いずれも奈良時代あたりの建築で見られるような、古風な技法です。

 

軒裏は二軒繁垂木。

地垂木(母屋側の垂木)は円柱状、飛檐垂木(軒先の垂木)は角柱状の材が使われており、いわゆる地円飛角(じえんひかく)になっています。

地円飛角は、奈良時代以前の非常に古い建築か、近現代の擬古的な建築でしか見られない技法です。この多宝塔は、後者に該当します。

 

上層。母屋と縁側は円形の平面になっています。

組物は尾垂木四手先。

軒裏は、下層と同様に地円飛角の二軒繁垂木。

 

頂部には相輪(法輪)。

路盤の上に受花と九輪があり、九輪の上にさらに受花と水煙が乗っています。

 

案内板には「諏訪市指定有形文化財 温泉寺鉄塔」とありますが、この木造の多宝塔ではなく、内部に納められている石塔のことを指して言っています。ふだんは扉が閉まっていて拝観できず、御柱祭のときだけ開扉して一般公開されるようです。

(温泉寺鉄塔 ※画像はWikipediaより引用)

現在の温泉寺鉄塔は1631年に藩主の諏訪忠恒によって再建されたもの。当初のものは、伝承によると源頼朝の再建とも、空海の建立とも言われています。

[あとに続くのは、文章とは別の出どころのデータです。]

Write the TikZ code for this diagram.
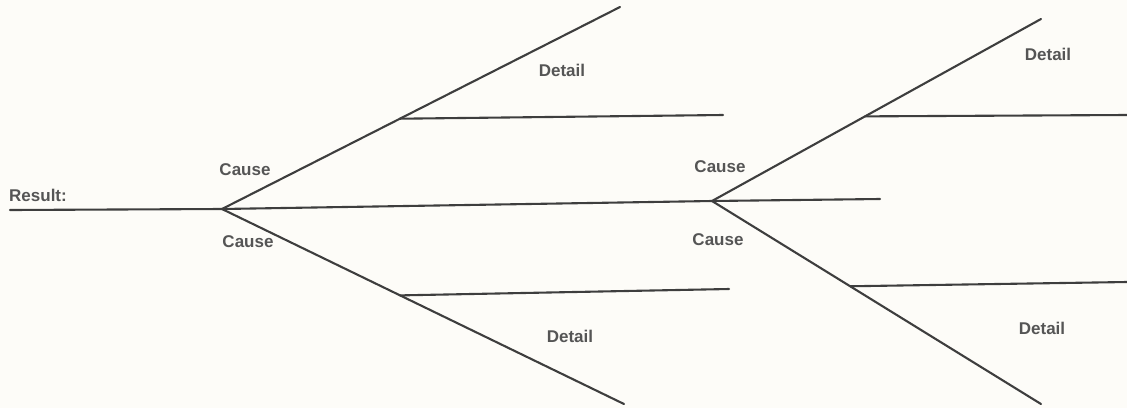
\documentclass[tikz,border=0pt]{standalone}
\usepackage{fontspec}
\setmainfont{Liberation Sans}
\usetikzlibrary{calc}
\definecolor{ink}{HTML}{3E3E3E}
\definecolor{txt}{HTML}{555555}
\definecolor{paper}{HTML}{FDFCF8}
\begin{document}
\begin{tikzpicture}[x=1pt,y=-1pt,
  bone/.style={draw=ink,line width=2.1pt,line cap=round},
  lbl/.style={text=txt,font=\fontsize{17}{19}\selectfont\bfseries,inner sep=0pt}]
\fill[paper] (0,0) rectangle (1127,408);
\useasboundingbox (0,0) rectangle (1127,408);
% coordinates
\coordinate (start) at (10,210);
\coordinate (f1) at (222,209);
\coordinate (f2) at (712,201);
\coordinate (mend) at (880,199);
\coordinate (u1) at (620,7);
\coordinate (d1) at (624,404);
\coordinate (u2) at (1041,19);
\coordinate (d2) at (1041,404);
\coordinate (b1s) at ($(f1)!0.447!(u1)$);
\coordinate (b1e) at (723,115);
\coordinate (b2s) at ($(f1)!0.443!(d1)$);
\coordinate (b2e) at (729,289);
\coordinate (b3s) at ($(f2)!0.465!(u2)$);
\coordinate (b3e) at (1127,115);
\coordinate (b4s) at ($(f2)!0.42!(d2)$);
\coordinate (b4e) at (1127,282);
% spine
\draw[bone] (start) -- (f1) -- (f2) -- (mend);
% left fork
\draw[bone] (f1) -- (u1);
\draw[bone] (f1) -- (d1);
\draw[bone] (b1s) -- (b1e);
\draw[bone] (b2s) -- (b2e);
% right fork
\draw[bone] (f2) -- (u2);
\draw[bone] (f2) -- (d2);
\draw[bone] (b3s) -- (b3e);
\draw[bone] (b4s) -- (b4e);
% labels
\node[lbl,anchor=west] (res) at (9,195) {Result:};
\node[lbl] (c1) at (245,170) {Cause};
\node[lbl] (c2) at (248,242) {Cause};
\node[lbl] (c3) at (720,167) {Cause};
\node[lbl] (c4) at (718,240) {Cause};
\node[lbl] (t1) at (562,70) {Detail};
\node[lbl] (t2) at (570,336) {Detail};
\node[lbl] (t3) at (1048,54) {Detail};
\node[lbl] (t4) at (1042,328) {Detail};
\end{tikzpicture}
\end{document}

温泉寺鉄塔は別名を「石之御座多宝塔」といい、かつては諏訪大社の御神体として上社本宮の拝殿に祀られていました。明治初期の廃仏毀釈(神仏分離)で上社本宮から撤去され、当寺に引き渡されました。その後、1979年に多宝塔の内部に納められ現在に至ります。

 

境内裏にある高島藩主諏訪家墓所については当該記事にて紹介し、当記事では割愛いたします。

 

以上、温泉寺でした。

(訪問日2023/02/08)

*1:境内案内板(設置者不明)より

*2:回転式の書架のこと。輪蔵を回転させれば、内部に収めた経典を読んだのと同等の功徳が得られるとされる。